To jednak dopiero początek długiej listy – po nich plasują się zlecenia na przygotowanie grafik i całych layoutów na strony www lub do aplikacji mobilnych. Każdy element, jaki widzisz na stronie, wyszedł spod ręki projektanta: tu nie ma miejsca na przypadki.

Bardziej złożone prace graficzne to… wspomniane tworzenie logo firmy. Profesjonaliści, którzy poważnie myślą o swojej marce, wiedzą, że logo to wisienka na torcie, jakim jest cały system identyfikacji wizualnej. To właśnie projektowanie takich kompleksowych rozwiązań jest najciekawszym i najbardziej satysfakcjonującym wyzwaniem w pracy grafika.

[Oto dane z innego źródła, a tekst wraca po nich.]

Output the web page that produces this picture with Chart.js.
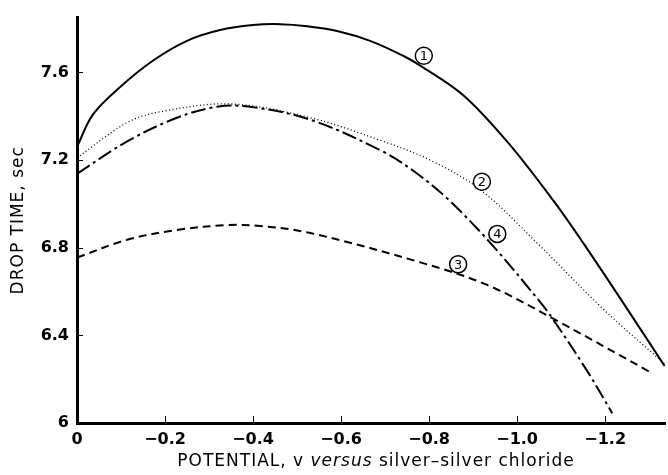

Jakie jeszcze prace zleca się projektantom w Polsce? Rosnąca popularność e-commerce zwiększa zapotrzebowanie zarówno na profesjonalny retusz zdjęć produktowych jak i… na fotorealistyczne wizualizacje 3D.
3D jest przy tym jednym z ważniejszych trendów w projektowaniu graficznym. Jego możliwości rosną – trójwymiarowe obrazy nie tylko zastępują prawdziwe produkty w katalogach firmowych, ale również oferują przedstawienia przekrojów, modele zamówień czy wizualizacje.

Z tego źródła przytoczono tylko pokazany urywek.